Parmi les freins qui pourraient mettre en difficulté la réalisation du plan, on peut aussi citer le temps : le temps des formations, le temps du changement de mentalité… Des observations déjà formulées par celles et ceux qui mettent en œuvre le “gender budgeting”, pour laquelle se sont engagés les divers gouvernements belges et à laquelle s’essayent quelques communes (notamment à Bruxelles).
Parmi les freins qui pourraient mettre en difficulté la réalisation du plan, on peut citer le temps : le temps des formations, le temps du changement de mentalité…

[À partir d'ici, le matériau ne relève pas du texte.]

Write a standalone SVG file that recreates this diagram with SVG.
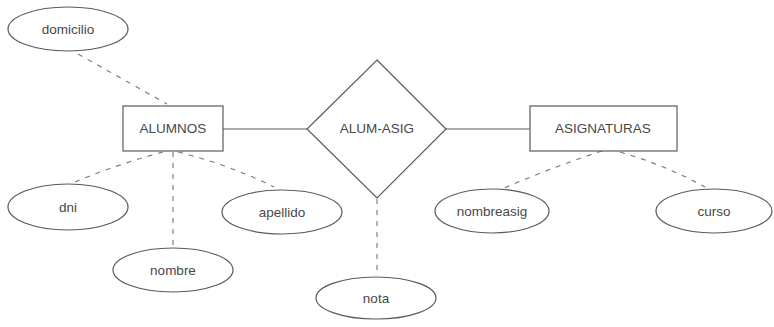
<svg xmlns="http://www.w3.org/2000/svg" width="774" height="327" viewBox="0 0 774 327">
  <style>
    .shape { fill: #ffffff; stroke: #5a5a5a; stroke-width: 1.2; }
    .solid { fill: none; stroke: #5a5a5a; stroke-width: 1.2; }
    .dash { fill: none; stroke: #777777; stroke-width: 1.1; stroke-dasharray: 5 6; }
    text { font-family: "Liberation Sans", Arial, sans-serif; font-size: 13.5px; fill: #484848; text-anchor: middle; dominant-baseline: central; }
  </style>
  <rect width="774" height="327" fill="#ffffff"/>

  <!-- connectors -->
  <g id="connectors">
    <line class="solid" x1="223" y1="129" x2="307" y2="129"/>
    <line class="solid" x1="446" y1="129" x2="530" y2="129"/>
    <line class="dash" x1="78" y1="54" x2="167" y2="104"/>
    <path class="dash" d="M163,152 Q115,165 70,184"/>
    <line class="dash" x1="173" y1="152" x2="173" y2="247"/>
    <path class="dash" d="M178,152 Q230,165 274,187"/>
    <line class="dash" x1="377" y1="199" x2="377" y2="276"/>
    <path class="dash" d="M602,151 Q550,168 502,189"/>
    <path class="dash" d="M620,152 Q665,165 705,187"/>
  </g>

  <g id="domicilio">
    <ellipse class="shape" cx="68" cy="29" rx="60" ry="22"/>
    <text x="68" y="29">domicilio</text>
  </g>

  <g id="alumnos">
    <rect class="shape" x="123" y="106" width="100" height="45"/>
    <text x="173" y="128">ALUMNOS</text>
  </g>

  <g id="alum-asig">
    <polygon class="shape" points="377,60 446,129 377,198 307,129"/>
    <text x="377" y="128">ALUM-ASIG</text>
  </g>

  <g id="asignaturas">
    <rect class="shape" x="530" y="106" width="147" height="45"/>
    <text x="603" y="128">ASIGNATURAS</text>
  </g>

  <g id="dni">
    <ellipse class="shape" cx="68" cy="207" rx="60" ry="23"/>
    <text x="68" y="207">dni</text>
  </g>

  <g id="nombre">
    <ellipse class="shape" cx="173" cy="270" rx="60" ry="22"/>
    <text x="173" y="270">nombre</text>
  </g>

  <g id="apellido">
    <ellipse class="shape" cx="282" cy="212" rx="60" ry="22"/>
    <text x="282" y="212">apellido</text>
  </g>

  <g id="nota">
    <ellipse class="shape" cx="376" cy="298" rx="60" ry="21"/>
    <text x="376" y="298">nota</text>
  </g>

  <g id="nombreasig">
    <ellipse class="shape" cx="492" cy="211" rx="57" ry="22"/>
    <text x="492" y="211">nombreasig</text>
  </g>

  <g id="curso">
    <ellipse class="shape" cx="714" cy="211" rx="58" ry="22"/>
    <text x="714" y="211">curso</text>
  </g>
</svg>
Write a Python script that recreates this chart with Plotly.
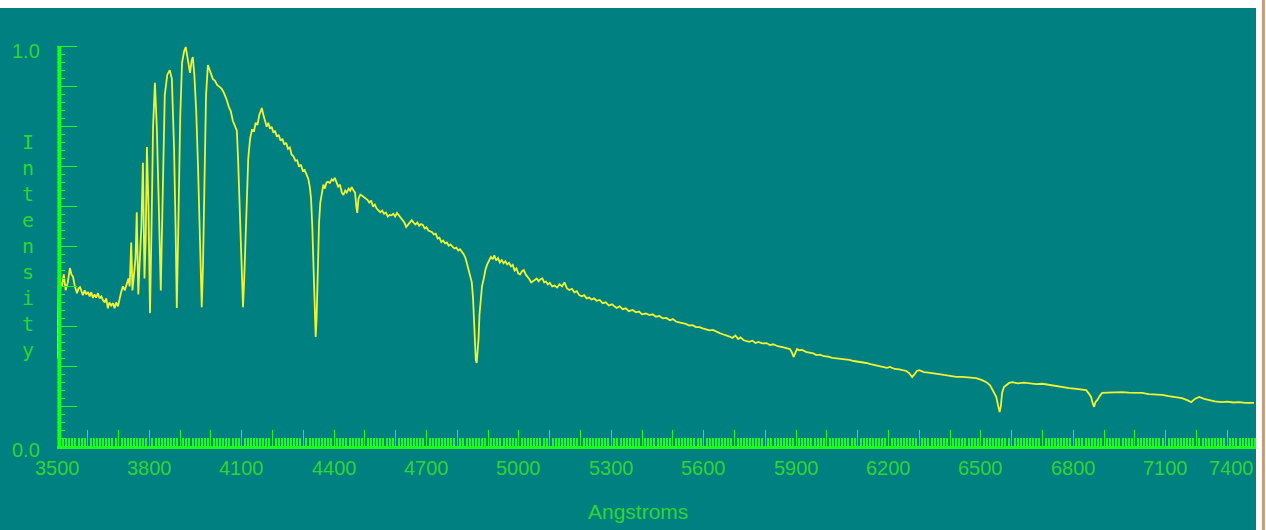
import plotly.graph_objects as go

# ---- data ----
wavelength = [
    3500, 3503, 3506, 3509, 3512, 3516, 3522, 3528, 3535, 3542, 3547, 3552, 3558, 3565, 3570, 3575,
    3580, 3584, 3590, 3595, 3601, 3606, 3611, 3617, 3622, 3627, 3633, 3638, 3644, 3649, 3655, 3660,
    3665, 3670, 3676, 3682, 3687, 3692, 3698, 3703, 3708, 3714, 3720, 3726, 3732, 3736, 3741, 3745,
    3750, 3755, 3759, 3764, 3768, 3774, 3779, 3784, 3788, 3792, 3797, 3802, 3807, 3812, 3818, 3824,
    3830, 3837, 3843, 3850, 3858, 3866, 3873, 3880, 3885, 3889, 3894, 3900, 3906, 3913, 3918, 3923,
    3928, 3932, 3937, 3941, 3946, 3952, 3958, 3963, 3967, 3970, 3974, 3979, 3984, 3990, 3995, 4000,
    4006, 4013, 4020, 4028, 4035, 4042, 4050, 4058, 4064, 4071, 4078, 4084, 4088, 4092, 4097, 4101,
    4104, 4108, 4113, 4117, 4121, 4127, 4133, 4140, 4145, 4151, 4157, 4162, 4165, 4170, 4175, 4181,
    4186, 4192, 4197, 4203, 4208, 4214, 4220, 4226, 4232, 4238, 4244, 4250, 4256, 4262, 4268, 4274,
    4280, 4286, 4292, 4298, 4304, 4310, 4316, 4321, 4325, 4329, 4333, 4337, 4340, 4343, 4347, 4351,
    4355, 4360, 4365, 4370, 4375, 4380, 4386, 4392, 4397, 4402, 4408, 4413, 4419, 4425, 4430, 4436,
    4441, 4447, 4452, 4457, 4463, 4468, 4472, 4475, 4479, 4485, 4490, 4496, 4502, 4508, 4514, 4520,
    4526, 4532, 4538, 4544, 4550, 4556, 4562, 4568, 4574, 4580, 4586, 4592, 4598, 4604, 4610, 4616,
    4622, 4628, 4634, 4640, 4646, 4652, 4658, 4664, 4670, 4676, 4682, 4688, 4694, 4700, 4706, 4712,
    4718, 4724, 4730, 4736, 4742, 4748, 4754, 4760, 4766, 4772, 4778, 4785, 4791, 4797, 4803, 4809,
    4815, 4821, 4827, 4832, 4837, 4842, 4847, 4851, 4854, 4857, 4860, 4863, 4866, 4869, 4872, 4876,
    4880, 4886, 4891, 4897, 4903, 4909, 4915, 4920, 4926, 4932, 4938, 4944, 4950, 4956, 4962, 4968,
    4974, 4980, 4986, 4992, 4998, 5004, 5010, 5016, 5022, 5028, 5034, 5040, 5046, 5052, 5058, 5064,
    5070, 5076, 5082, 5088, 5094, 5100, 5108, 5116, 5124, 5132, 5140, 5148, 5156, 5164, 5172, 5180,
    5188, 5196, 5204, 5212, 5220, 5228, 5236, 5244, 5252, 5262, 5272, 5282, 5292, 5302, 5317, 5327,
    5337, 5347, 5357, 5369, 5380, 5390, 5400, 5412, 5424, 5434, 5445, 5456, 5467, 5479, 5490, 5500,
    5510, 5520, 5531, 5542, 5553, 5564, 5575, 5586, 5597, 5608, 5619, 5630, 5641, 5652, 5662, 5672,
    5682, 5693, 5703, 5712, 5720, 5730, 5740, 5748, 5758, 5768, 5778, 5790, 5804, 5815, 5826, 5840,
    5856, 5868, 5880, 5886, 5892, 5897, 5903, 5910, 5920, 5932, 5944, 5956, 5966, 5978, 5990, 6004,
    6018, 6032, 6046, 6060, 6073, 6087, 6100, 6114, 6128, 6142, 6155, 6168, 6180, 6195, 6205, 6220,
    6235, 6245, 6258, 6268, 6277, 6285, 6292, 6300, 6315, 6330, 6342, 6360, 6380, 6400, 6420, 6440,
    6460, 6485, 6504, 6518, 6530, 6540, 6550, 6557, 6561, 6565, 6569, 6575, 6582, 6592, 6602, 6620,
    6640, 6657, 6680, 6700, 6722, 6745, 6765, 6787, 6810, 6830, 6842, 6852, 6858, 6864, 6868, 6872,
    6878, 6886, 6894, 6910, 6930, 6959, 6980, 7000, 7024, 7045, 7065, 7089, 7110, 7130, 7153, 7170,
    7183, 7195, 7209, 7225, 7241, 7260, 7283, 7300, 7320, 7338, 7360, 7387,
]
intensity = [
    0.22, 0.36, 0.42, 0.37, 0.41, 0.40, 0.43, 0.39, 0.41, 0.446, 0.43, 0.424, 0.40, 0.383, 0.395, 0.398,
    0.385, 0.378, 0.39, 0.38, 0.386, 0.375, 0.385, 0.371, 0.38, 0.372, 0.383, 0.37, 0.375, 0.366, 0.36, 0.37,
    0.345, 0.36, 0.352, 0.358, 0.345, 0.36, 0.35, 0.37, 0.385, 0.40, 0.39, 0.405, 0.42, 0.40, 0.51, 0.39,
    0.43, 0.47, 0.586, 0.38, 0.45, 0.55, 0.71, 0.42, 0.52, 0.749, 0.60, 0.333, 0.55, 0.80, 0.91, 0.80,
    0.62, 0.39, 0.62, 0.88, 0.93, 0.942, 0.92, 0.75, 0.55, 0.346, 0.55, 0.82, 0.96, 0.99, 1.0, 0.975,
    0.95, 0.935, 0.965, 0.975, 0.93, 0.84, 0.70, 0.52, 0.40, 0.348, 0.45, 0.70, 0.88, 0.955, 0.945, 0.93,
    0.92, 0.915, 0.905, 0.90, 0.895, 0.885, 0.87, 0.85, 0.84, 0.815, 0.80, 0.79, 0.72, 0.62, 0.49, 0.38,
    0.348, 0.42, 0.55, 0.65, 0.72, 0.77, 0.792, 0.79, 0.81, 0.805, 0.83, 0.84, 0.847, 0.83, 0.815, 0.80,
    0.81, 0.795, 0.80, 0.785, 0.79, 0.775, 0.78, 0.765, 0.77, 0.755, 0.76, 0.745, 0.748, 0.73, 0.726, 0.715,
    0.716, 0.70, 0.705, 0.69, 0.692, 0.68, 0.67, 0.649, 0.62, 0.55, 0.45, 0.35, 0.273, 0.32, 0.45, 0.56,
    0.61, 0.635, 0.655, 0.645, 0.66, 0.662, 0.659, 0.668, 0.665, 0.672, 0.66, 0.65, 0.655, 0.635, 0.629, 0.64,
    0.635, 0.645, 0.64, 0.649, 0.64, 0.635, 0.60, 0.584, 0.62, 0.63, 0.628, 0.625, 0.622, 0.617, 0.61, 0.615,
    0.60, 0.605, 0.595, 0.59, 0.586, 0.59, 0.582, 0.585, 0.575, 0.579, 0.578, 0.582, 0.575, 0.584, 0.578, 0.57,
    0.565, 0.56, 0.549, 0.555, 0.56, 0.566, 0.56, 0.555, 0.56, 0.552, 0.556, 0.554, 0.545, 0.548, 0.54, 0.538,
    0.536, 0.53, 0.532, 0.52, 0.522, 0.511, 0.515, 0.508, 0.51, 0.502, 0.505, 0.499, 0.495, 0.497, 0.49, 0.493,
    0.487, 0.48, 0.47, 0.455, 0.44, 0.425, 0.41, 0.37, 0.32, 0.27, 0.215, 0.208, 0.24, 0.27, 0.33, 0.38,
    0.40, 0.42, 0.441, 0.455, 0.465, 0.474, 0.468, 0.478, 0.465, 0.471, 0.46, 0.466, 0.458, 0.463, 0.455, 0.459,
    0.45, 0.454, 0.44, 0.445, 0.432, 0.43, 0.438, 0.441, 0.43, 0.425, 0.418, 0.41, 0.413, 0.415, 0.42, 0.413,
    0.418, 0.42, 0.41, 0.412, 0.405, 0.409, 0.40, 0.402, 0.397, 0.405, 0.40, 0.41, 0.395, 0.391, 0.394, 0.385,
    0.388, 0.378, 0.375, 0.378, 0.37, 0.372, 0.367, 0.37, 0.364, 0.366, 0.358, 0.36, 0.352, 0.355, 0.346, 0.35,
    0.343, 0.345, 0.338, 0.341, 0.335, 0.337, 0.33, 0.332, 0.328, 0.33, 0.324, 0.326, 0.32, 0.321, 0.315, 0.318,
    0.312, 0.31, 0.308, 0.306, 0.302, 0.303, 0.298, 0.298, 0.295, 0.293, 0.29, 0.291, 0.286, 0.283, 0.28, 0.278,
    0.275, 0.271, 0.277, 0.268, 0.272, 0.265, 0.263, 0.261, 0.264, 0.258, 0.261, 0.257, 0.258, 0.253, 0.255, 0.25,
    0.248, 0.246, 0.243, 0.235, 0.223, 0.232, 0.243, 0.24, 0.241, 0.236, 0.234, 0.232, 0.228, 0.229, 0.225, 0.224,
    0.221, 0.22, 0.218, 0.217, 0.216, 0.213, 0.212, 0.21, 0.208, 0.205, 0.203, 0.20, 0.198, 0.196, 0.198, 0.193,
    0.192, 0.19, 0.188, 0.182, 0.173, 0.18, 0.188, 0.19, 0.185, 0.184, 0.183, 0.18, 0.178, 0.176, 0.173, 0.173,
    0.172, 0.17, 0.165, 0.16, 0.152, 0.138, 0.123, 0.098, 0.085, 0.10, 0.133, 0.148, 0.153, 0.158, 0.16, 0.157,
    0.159, 0.158, 0.155, 0.156, 0.153, 0.15, 0.148, 0.145, 0.143, 0.141, 0.14, 0.13, 0.123, 0.105, 0.098, 0.11,
    0.115, 0.125, 0.133, 0.134, 0.135, 0.135, 0.134, 0.134, 0.133, 0.13, 0.129, 0.128, 0.125, 0.122, 0.12, 0.115,
    0.11, 0.118, 0.123, 0.118, 0.115, 0.112, 0.11, 0.111, 0.109, 0.11, 0.108, 0.108,
]
x_tick_labels = [3500, 3800, 4100, 4400, 4700, 5000, 5300, 5600, 5900, 6200, 6500, 6800, 7100, 7400]
y_tick_labels = ["0.0", "1.0"]
y_tick_values = [0.0, 1.0]
x_title = "Angstroms"
y_title = "Intensity"

TEAL = "#008080"
AXIS_GREEN = "#19ff19"
TEXT_GREEN = "#2fd62f"
LINE_YELLOW = "#f2f230"

fig = go.Figure(
    go.Scatter(
        x=wavelength, y=intensity, mode="lines",
        line=dict(color=LINE_YELLOW, width=1.8), hoverinfo="skip",
    )
)

major_y = [round(i * 0.1, 2) for i in range(11)]
minor_y = [round(i * 0.02, 2) for i in range(50) if i % 5]

fig.update_layout(
    width=1266, height=530, autosize=False,
    margin=dict(l=57, r=8, t=39, b=84, pad=0),
    paper_bgcolor=TEAL, plot_bgcolor=TEAL,
    showlegend=False,
    xaxis=dict(
        range=[3500, 7400], showgrid=False, zeroline=False,
        showline=True, linecolor=AXIS_GREEN, linewidth=3,
        ticks="inside", tick0=3500, dtick=100, ticklen=16, tickwidth=1,
        tickcolor=AXIS_GREEN, showticklabels=False,
        minor=dict(ticks="inside", dtick=10, ticklen=8, tickwidth=1.5, tickcolor=AXIS_GREEN),
        fixedrange=True,
    ),
    yaxis=dict(
        range=[0, 1.02], showgrid=False, zeroline=False, showline=False,
        ticks="inside", tickmode="array", tickvals=major_y, ticklen=20, tickwidth=1,
        tickcolor=AXIS_GREEN, showticklabels=False,
        minor=dict(ticks="inside", tickvals=minor_y, ticklen=8, tickwidth=1, tickcolor=AXIS_GREEN),
        fixedrange=True,
    ),
)

# y axis line (from 0.0 to 1.0 only)
fig.add_shape(type="line", xref="paper", yref="y", x0=0.002, x1=0.002, y0=0, y1=1,
              line=dict(color=AXIS_GREEN, width=4))

# white border strips of the original screenshot
fig.add_shape(type="rect", xref="paper", yref="paper", x0=-0.1, x1=1.1, y0=1.0762, y1=1.2,
              fillcolor="white", line=dict(width=0), layer="above")
fig.add_shape(type="rect", xref="paper", yref="paper", x0=0.99833, x1=1.1, y0=-0.3, y1=1.2,
              fillcolor="white", line=dict(width=0), layer="above")
fig.add_shape(type="line", xref="paper", yref="paper", x0=1.0045, x1=1.0045, y0=-0.3, y1=1.2,
              line=dict(color="#c39b7e", width=3), layer="above")

label_font = dict(family="Liberation Sans, Arial, sans-serif", size=20, color=TEXT_GREEN)

for v in x_tick_labels:
    last = v == x_tick_labels[-1]
    fig.add_annotation(
        x=v, xref="x", y=0, yref="paper", text=str(v), showarrow=False,
        xanchor="right" if last else "center", yanchor="middle",
        xshift=-2 if last else 0, yshift=-22, font=label_font,
    )

for v, t in zip(y_tick_values, y_tick_labels):
    fig.add_annotation(
        x=0, xref="paper", y=v, yref="y", text=t, showarrow=False,
        xanchor="center", yanchor="middle", xshift=-31, yshift=-4, font=label_font,
    )

fig.add_annotation(
    x=0.5, xref="paper", y=0, yref="paper", text=x_title, showarrow=False,
    xanchor="center", yanchor="middle", xshift=-20, yshift=-65,
    font=dict(family="Liberation Sans, Arial, sans-serif", size=21, color=TEXT_GREEN),
)

fig.add_annotation(
    x=0, xref="paper", y=0.5, yref="y", text="<br>".join(list(y_title)), showarrow=False,
    xanchor="center", yanchor="middle", xshift=-29,
    font=dict(family="DejaVu Sans Mono, monospace", size=20, color=TEXT_GREEN),
)

fig.write_html(
    "out.html",
    config={"displayModeBar": False},
    post_script="document.body.style.margin='0';document.body.style.overflow='hidden';",
)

Aussi, si le rôle central de l’IEFH dans le suivi de la mise en œuvre du GM est à saluer, il ne faudrait pas oublier les critiques formulées à son égard par des associations féministes qui lui reprochent une approche de “neutralité de genre” qui ne tiendrait justement pas assez compte des rapports de pouvoir structurels entre les femmes et les hommes. Enfin, une politique de GM nécessite de la transversalité. Or, on sait que la Belgique se caractérise par une lasagne institutionnelle complexe…
Être en veille
La mission dans laquelle s’engage le gouvernement fédéral est donc ambitieuse. Les associations de femmes ont désormais, en plus d’une loi, des engagements forts. Ce qui leur permettra de demander des comptes, à condition d’être en veille active. Et les dossiers risquent de ne pas manquer. À commencer par la réforme du droit pénal – inscrite au rang des politiques qui devront intégrer le genre – dévoilée quelques jours après l’annonce du Plan GM par le ministre Vincent Van Quickenborne (Open Vld). Le projet de loi comporte deux volets : les agressions sexuelles (dont le viol) et la prostitution. Une réforme qui “permet de dépoussiérer le Code pénal de son héritage patriarcal et d’imposer une meilleure prise en compte du vécu des victimes tout en envoyant un signal clair aux auteurs de violences sexuelles”, annonçait Sarah Schlitz en avril dernier. Pourtant, à en croire des associations féministes rassemblées dans le réseau FACES (réseau des Associations Féministes Contre les Exploitations Structurelles), le ministre de la Justice n’a pas chaussé ses lunettes de genre… Un faux départ pour le GM au fédéral ? Une première mise à l’épreuve du dispositif, en tout cas.